**Goal**
Search the records that follow and extract every line containing the string "with".

**Data records**
BEGIN

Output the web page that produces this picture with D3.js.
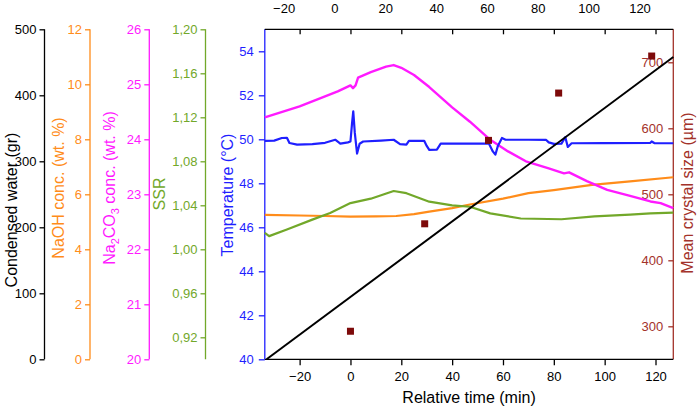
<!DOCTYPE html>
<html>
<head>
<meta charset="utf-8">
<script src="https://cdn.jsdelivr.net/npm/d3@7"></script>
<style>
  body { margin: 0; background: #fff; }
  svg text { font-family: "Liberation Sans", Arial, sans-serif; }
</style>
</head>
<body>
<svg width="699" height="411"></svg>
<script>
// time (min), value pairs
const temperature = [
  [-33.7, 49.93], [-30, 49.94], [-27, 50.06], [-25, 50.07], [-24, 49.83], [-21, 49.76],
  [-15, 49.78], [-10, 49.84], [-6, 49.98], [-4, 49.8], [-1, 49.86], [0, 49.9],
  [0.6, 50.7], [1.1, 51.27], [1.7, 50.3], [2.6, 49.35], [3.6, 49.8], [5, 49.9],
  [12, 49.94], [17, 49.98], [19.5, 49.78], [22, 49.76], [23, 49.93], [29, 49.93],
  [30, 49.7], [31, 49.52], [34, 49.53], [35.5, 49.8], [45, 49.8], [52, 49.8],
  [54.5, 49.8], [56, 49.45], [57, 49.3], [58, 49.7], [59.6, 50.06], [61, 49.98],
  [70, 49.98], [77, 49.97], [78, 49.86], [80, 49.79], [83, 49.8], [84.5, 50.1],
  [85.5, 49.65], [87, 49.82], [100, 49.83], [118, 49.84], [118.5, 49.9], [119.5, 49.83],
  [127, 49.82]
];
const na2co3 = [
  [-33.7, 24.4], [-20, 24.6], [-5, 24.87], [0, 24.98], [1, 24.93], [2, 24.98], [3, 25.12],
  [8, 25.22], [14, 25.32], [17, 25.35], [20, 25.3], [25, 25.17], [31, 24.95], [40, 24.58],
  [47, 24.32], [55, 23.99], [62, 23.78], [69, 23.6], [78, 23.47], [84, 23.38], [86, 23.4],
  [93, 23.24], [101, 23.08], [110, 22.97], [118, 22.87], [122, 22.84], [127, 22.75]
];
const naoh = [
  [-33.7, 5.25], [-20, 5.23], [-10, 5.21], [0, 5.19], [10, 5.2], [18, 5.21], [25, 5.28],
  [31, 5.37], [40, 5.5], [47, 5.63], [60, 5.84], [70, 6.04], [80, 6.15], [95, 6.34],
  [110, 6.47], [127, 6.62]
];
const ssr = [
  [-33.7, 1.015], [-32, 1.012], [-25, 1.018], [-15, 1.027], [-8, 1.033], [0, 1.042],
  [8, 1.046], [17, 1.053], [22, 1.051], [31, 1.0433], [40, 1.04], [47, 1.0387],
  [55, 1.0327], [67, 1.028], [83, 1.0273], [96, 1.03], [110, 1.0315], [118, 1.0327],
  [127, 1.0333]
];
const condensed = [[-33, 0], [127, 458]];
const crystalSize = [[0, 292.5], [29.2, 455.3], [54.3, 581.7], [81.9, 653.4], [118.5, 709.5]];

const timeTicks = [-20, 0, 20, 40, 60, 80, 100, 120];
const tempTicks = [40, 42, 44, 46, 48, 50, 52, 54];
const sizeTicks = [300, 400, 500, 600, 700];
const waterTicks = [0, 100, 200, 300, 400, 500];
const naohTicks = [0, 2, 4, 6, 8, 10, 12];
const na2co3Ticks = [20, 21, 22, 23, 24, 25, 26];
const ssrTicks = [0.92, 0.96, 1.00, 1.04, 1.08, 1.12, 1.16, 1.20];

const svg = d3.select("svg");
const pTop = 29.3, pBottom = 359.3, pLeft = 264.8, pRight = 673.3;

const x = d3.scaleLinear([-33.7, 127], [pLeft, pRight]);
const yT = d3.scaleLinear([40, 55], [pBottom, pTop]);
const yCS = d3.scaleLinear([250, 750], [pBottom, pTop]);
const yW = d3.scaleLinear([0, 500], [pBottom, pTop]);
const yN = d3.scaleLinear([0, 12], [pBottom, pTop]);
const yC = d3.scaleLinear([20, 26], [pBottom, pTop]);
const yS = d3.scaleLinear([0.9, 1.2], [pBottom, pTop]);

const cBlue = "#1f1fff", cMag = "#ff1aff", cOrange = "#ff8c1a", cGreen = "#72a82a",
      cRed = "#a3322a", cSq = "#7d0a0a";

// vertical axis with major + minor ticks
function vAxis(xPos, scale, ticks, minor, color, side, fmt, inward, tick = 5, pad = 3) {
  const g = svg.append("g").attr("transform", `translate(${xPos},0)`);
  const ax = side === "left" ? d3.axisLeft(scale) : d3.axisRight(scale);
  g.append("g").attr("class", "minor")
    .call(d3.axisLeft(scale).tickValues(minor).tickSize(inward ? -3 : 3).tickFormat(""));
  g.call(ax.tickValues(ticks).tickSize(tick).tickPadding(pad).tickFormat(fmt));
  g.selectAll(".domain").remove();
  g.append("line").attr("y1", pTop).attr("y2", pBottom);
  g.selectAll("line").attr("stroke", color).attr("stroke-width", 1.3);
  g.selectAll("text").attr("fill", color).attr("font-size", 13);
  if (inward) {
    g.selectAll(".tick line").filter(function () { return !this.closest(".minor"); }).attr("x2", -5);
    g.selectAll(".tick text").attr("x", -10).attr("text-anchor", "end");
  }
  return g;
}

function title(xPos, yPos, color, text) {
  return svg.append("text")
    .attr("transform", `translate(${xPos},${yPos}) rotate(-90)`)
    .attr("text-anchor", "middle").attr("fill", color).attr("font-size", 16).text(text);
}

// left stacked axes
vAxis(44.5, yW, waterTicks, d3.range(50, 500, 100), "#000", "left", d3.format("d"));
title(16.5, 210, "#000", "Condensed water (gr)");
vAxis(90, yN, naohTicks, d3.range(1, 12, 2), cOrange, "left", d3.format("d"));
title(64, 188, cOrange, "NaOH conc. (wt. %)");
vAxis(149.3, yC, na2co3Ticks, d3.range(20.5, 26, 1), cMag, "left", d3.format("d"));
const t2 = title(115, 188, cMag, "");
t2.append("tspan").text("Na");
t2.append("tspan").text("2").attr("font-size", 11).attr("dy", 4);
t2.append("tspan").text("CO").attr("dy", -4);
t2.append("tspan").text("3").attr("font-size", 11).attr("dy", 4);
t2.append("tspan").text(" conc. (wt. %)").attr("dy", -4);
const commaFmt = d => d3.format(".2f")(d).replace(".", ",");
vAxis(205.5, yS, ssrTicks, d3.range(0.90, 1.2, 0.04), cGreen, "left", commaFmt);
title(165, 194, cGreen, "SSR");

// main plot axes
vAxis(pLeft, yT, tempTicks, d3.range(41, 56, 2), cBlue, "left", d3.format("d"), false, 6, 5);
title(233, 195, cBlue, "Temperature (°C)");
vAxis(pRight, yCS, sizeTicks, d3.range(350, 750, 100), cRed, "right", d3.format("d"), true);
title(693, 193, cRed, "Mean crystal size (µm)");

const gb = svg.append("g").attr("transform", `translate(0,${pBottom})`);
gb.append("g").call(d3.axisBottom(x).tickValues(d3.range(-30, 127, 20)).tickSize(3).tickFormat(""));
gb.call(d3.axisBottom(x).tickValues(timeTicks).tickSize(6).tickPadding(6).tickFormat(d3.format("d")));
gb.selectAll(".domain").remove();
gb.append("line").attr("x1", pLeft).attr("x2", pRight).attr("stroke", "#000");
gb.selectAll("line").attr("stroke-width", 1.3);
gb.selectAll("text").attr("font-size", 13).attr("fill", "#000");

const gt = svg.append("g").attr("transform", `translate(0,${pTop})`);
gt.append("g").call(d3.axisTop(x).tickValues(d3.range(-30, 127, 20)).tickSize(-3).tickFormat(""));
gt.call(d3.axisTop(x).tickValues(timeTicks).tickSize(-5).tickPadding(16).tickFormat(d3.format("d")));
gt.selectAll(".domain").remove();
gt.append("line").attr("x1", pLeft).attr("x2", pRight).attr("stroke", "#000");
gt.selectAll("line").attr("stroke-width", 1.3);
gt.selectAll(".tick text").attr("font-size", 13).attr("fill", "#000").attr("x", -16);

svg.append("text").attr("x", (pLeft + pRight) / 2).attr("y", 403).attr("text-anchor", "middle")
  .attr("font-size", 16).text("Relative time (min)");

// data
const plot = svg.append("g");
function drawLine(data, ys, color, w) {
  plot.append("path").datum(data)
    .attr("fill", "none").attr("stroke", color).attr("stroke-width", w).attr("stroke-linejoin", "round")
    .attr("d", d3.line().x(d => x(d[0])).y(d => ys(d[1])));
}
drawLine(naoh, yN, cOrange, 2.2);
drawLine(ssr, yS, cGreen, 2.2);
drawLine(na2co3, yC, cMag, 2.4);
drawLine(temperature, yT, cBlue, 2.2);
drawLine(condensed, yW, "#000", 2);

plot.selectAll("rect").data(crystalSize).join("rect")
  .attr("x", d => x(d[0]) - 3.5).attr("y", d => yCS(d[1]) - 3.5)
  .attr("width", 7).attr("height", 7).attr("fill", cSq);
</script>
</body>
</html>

END
BEGIN

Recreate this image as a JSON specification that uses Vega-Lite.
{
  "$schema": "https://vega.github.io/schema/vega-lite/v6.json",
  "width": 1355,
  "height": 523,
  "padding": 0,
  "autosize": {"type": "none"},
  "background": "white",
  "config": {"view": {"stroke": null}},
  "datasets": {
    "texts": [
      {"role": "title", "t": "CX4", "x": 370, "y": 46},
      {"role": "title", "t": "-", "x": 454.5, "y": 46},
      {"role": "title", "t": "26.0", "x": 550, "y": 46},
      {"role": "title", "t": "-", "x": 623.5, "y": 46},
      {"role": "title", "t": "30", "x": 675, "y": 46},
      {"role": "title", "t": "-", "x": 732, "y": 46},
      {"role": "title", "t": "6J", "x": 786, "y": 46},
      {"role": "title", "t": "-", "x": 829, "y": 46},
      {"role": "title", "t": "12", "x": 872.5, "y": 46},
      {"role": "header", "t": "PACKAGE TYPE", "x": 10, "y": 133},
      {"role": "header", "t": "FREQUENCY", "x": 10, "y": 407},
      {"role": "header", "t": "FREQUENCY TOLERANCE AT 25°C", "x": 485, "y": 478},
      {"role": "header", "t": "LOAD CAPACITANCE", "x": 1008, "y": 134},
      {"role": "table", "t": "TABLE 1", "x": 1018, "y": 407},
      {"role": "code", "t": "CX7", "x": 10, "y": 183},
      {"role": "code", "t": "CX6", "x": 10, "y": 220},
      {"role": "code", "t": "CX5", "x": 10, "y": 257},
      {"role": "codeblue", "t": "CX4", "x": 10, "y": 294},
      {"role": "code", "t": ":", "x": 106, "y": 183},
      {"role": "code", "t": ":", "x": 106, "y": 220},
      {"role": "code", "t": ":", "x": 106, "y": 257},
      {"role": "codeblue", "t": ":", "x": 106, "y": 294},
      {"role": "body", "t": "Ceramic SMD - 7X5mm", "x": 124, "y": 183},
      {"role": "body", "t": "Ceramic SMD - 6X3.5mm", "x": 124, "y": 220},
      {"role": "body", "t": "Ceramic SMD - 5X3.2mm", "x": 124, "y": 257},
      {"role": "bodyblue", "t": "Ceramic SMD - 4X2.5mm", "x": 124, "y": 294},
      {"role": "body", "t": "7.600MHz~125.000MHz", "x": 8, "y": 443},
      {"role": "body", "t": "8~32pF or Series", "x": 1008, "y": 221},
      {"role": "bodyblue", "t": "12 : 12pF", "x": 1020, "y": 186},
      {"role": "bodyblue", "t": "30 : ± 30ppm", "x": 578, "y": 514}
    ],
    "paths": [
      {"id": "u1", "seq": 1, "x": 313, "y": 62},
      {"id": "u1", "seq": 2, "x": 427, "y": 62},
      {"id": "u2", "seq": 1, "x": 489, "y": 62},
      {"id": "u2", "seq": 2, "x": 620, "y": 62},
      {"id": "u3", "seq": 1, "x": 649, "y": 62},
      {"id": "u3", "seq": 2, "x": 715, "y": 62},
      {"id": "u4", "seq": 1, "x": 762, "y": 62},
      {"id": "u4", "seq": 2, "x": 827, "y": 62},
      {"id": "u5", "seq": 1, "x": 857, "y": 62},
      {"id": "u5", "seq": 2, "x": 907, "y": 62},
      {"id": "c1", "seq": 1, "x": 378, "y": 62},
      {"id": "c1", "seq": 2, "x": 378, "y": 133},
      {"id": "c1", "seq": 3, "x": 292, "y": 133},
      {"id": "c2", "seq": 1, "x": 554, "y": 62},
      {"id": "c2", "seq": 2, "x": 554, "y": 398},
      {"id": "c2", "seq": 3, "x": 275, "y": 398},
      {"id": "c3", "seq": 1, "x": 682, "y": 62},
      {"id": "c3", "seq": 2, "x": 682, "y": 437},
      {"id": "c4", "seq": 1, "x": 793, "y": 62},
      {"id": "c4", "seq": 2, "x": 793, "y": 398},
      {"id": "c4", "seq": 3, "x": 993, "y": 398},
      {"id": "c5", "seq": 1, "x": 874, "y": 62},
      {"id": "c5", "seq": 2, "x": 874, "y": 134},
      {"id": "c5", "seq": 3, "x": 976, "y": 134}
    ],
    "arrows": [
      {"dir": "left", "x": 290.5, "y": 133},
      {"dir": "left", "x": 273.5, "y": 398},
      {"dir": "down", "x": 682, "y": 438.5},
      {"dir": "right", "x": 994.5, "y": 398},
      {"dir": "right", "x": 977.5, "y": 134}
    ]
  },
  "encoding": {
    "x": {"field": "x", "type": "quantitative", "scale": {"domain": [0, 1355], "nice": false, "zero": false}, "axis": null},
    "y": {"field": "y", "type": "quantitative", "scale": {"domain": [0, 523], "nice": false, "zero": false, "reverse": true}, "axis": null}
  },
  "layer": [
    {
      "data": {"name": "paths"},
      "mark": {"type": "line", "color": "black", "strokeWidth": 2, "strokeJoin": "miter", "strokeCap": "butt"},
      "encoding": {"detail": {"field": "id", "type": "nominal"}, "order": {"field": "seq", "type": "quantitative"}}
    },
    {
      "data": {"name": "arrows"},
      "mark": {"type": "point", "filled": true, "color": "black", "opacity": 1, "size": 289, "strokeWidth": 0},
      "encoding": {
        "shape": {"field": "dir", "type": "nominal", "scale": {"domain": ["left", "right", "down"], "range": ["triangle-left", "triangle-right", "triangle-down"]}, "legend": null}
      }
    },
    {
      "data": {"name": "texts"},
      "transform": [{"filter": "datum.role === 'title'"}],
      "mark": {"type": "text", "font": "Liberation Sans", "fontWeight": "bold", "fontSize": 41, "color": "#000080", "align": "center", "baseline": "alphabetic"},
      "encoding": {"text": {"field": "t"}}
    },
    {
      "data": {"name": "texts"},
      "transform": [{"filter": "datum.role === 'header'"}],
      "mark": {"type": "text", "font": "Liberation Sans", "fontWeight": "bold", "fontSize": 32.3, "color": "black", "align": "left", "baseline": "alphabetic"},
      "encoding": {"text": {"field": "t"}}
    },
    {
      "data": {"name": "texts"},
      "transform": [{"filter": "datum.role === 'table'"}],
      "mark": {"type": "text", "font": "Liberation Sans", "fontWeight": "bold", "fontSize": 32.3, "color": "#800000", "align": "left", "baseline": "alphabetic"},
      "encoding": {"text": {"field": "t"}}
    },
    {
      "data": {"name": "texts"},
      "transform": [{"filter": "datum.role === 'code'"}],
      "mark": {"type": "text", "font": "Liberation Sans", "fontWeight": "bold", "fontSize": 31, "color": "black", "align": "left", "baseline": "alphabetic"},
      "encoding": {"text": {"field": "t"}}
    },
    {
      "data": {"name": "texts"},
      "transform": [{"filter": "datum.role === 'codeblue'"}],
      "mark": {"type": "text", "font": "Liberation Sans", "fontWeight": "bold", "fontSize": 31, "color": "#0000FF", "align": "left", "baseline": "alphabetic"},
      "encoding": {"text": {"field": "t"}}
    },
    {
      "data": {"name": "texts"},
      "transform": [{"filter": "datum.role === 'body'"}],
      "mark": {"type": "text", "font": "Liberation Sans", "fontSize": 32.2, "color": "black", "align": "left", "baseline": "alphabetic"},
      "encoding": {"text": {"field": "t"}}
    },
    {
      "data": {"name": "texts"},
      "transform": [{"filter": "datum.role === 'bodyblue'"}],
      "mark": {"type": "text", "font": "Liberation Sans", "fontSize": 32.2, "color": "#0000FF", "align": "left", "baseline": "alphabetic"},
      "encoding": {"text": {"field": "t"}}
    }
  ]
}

END
BEGIN

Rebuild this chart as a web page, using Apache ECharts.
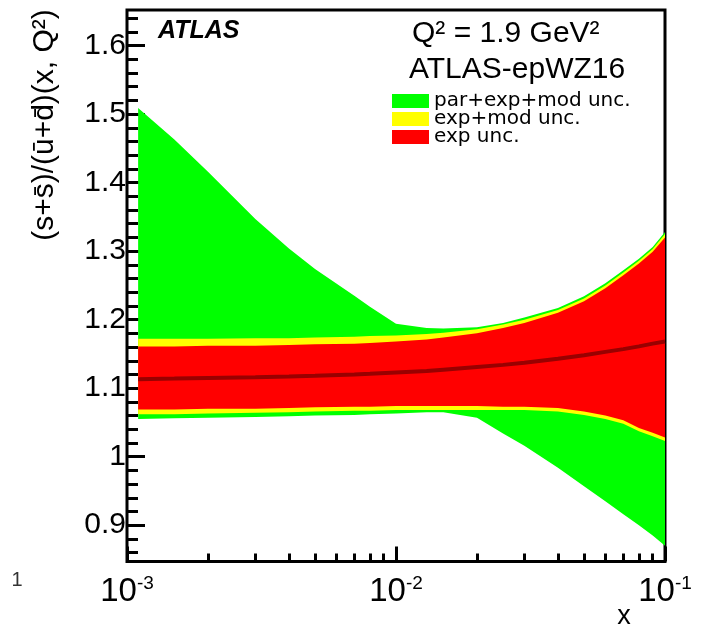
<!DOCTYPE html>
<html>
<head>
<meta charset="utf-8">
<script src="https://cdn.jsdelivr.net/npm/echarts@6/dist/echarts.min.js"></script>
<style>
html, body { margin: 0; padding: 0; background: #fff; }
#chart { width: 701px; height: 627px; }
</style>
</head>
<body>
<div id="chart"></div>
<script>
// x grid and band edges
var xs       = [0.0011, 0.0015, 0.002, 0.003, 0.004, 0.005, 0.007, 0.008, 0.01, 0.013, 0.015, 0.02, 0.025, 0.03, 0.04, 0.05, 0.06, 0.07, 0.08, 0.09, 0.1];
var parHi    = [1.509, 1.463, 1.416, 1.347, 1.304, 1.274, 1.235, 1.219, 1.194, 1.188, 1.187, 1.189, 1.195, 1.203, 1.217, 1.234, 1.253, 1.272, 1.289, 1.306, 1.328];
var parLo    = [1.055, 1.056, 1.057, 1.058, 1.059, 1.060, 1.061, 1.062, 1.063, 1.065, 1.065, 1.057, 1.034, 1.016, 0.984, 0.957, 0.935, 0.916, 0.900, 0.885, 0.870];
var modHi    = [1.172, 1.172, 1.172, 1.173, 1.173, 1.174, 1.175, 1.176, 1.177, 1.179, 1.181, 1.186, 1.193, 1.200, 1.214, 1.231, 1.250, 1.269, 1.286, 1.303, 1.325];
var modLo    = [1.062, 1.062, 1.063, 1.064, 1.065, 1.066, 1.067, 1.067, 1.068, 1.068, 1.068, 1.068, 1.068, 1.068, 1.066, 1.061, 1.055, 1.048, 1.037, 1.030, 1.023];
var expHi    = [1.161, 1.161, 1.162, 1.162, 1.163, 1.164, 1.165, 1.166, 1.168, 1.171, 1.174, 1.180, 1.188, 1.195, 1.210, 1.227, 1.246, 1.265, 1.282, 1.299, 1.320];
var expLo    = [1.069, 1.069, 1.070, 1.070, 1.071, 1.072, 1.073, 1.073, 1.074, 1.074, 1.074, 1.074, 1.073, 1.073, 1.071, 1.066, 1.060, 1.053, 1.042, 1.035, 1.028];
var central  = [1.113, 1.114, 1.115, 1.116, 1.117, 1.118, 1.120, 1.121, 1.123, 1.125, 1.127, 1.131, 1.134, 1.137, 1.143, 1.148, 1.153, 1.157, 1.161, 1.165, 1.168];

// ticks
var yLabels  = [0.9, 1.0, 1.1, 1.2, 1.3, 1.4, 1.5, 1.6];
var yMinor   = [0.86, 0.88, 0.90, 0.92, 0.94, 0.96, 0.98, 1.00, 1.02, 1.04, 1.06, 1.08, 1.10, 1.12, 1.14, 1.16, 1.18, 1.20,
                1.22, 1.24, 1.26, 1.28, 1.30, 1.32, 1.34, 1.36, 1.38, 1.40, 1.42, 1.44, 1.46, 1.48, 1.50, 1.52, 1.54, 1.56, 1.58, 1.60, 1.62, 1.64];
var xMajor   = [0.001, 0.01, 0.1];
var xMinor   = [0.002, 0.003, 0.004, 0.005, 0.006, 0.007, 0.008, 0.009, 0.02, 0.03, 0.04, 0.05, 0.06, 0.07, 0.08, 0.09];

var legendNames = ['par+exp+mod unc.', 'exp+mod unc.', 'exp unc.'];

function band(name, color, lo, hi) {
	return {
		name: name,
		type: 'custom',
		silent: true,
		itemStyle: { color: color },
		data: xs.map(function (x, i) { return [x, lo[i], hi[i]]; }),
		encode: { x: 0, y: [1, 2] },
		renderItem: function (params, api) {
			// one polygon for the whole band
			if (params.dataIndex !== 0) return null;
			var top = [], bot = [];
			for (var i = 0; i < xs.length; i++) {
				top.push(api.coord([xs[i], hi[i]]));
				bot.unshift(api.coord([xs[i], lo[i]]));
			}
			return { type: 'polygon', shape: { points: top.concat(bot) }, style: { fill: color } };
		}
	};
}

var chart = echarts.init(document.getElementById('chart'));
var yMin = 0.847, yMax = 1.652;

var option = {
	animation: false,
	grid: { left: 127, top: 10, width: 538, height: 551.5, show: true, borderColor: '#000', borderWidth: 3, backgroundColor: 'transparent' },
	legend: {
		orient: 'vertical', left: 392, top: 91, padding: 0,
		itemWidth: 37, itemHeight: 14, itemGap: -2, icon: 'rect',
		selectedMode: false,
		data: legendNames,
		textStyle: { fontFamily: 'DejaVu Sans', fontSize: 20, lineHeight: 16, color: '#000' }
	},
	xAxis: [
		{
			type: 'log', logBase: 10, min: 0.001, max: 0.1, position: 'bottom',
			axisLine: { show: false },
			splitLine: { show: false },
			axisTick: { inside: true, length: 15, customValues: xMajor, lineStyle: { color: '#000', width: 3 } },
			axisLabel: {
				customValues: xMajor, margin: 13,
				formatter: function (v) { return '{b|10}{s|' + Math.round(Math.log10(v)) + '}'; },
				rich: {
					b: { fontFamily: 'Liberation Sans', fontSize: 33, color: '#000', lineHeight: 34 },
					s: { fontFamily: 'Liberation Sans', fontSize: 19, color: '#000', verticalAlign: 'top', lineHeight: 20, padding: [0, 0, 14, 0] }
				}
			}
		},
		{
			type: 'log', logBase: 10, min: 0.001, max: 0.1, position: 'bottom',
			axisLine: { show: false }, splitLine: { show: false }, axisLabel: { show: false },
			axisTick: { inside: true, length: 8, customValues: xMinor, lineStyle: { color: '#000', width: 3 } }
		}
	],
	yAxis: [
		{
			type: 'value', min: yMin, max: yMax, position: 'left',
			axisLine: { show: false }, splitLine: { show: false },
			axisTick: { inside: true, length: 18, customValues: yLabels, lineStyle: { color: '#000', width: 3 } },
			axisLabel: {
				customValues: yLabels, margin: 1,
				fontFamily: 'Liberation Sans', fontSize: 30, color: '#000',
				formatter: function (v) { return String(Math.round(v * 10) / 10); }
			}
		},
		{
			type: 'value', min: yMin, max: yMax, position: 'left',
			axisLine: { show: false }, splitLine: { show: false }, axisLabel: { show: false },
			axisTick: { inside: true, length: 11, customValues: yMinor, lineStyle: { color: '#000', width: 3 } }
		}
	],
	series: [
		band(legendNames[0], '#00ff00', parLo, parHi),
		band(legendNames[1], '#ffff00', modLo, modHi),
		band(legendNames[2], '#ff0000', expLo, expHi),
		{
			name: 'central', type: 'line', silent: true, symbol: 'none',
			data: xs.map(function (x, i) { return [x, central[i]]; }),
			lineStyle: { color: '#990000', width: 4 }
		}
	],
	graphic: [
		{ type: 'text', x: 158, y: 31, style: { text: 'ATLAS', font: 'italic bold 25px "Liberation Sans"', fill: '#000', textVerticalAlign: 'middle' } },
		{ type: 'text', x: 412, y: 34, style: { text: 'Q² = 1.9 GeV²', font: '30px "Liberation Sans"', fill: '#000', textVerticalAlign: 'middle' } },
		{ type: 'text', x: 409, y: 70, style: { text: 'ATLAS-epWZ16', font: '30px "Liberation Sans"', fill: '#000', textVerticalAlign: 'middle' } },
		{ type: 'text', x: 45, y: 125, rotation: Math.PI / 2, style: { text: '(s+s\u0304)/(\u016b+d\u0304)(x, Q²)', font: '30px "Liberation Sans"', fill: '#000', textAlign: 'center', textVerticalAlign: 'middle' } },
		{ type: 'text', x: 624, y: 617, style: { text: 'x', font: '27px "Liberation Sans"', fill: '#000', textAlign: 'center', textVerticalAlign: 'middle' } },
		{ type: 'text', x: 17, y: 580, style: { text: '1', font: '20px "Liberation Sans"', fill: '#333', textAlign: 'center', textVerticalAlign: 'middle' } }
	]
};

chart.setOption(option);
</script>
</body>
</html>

END

**Result of the exercise**
Output the web page that produces this picture with D3.js.
// vertical axis with major + minor ticks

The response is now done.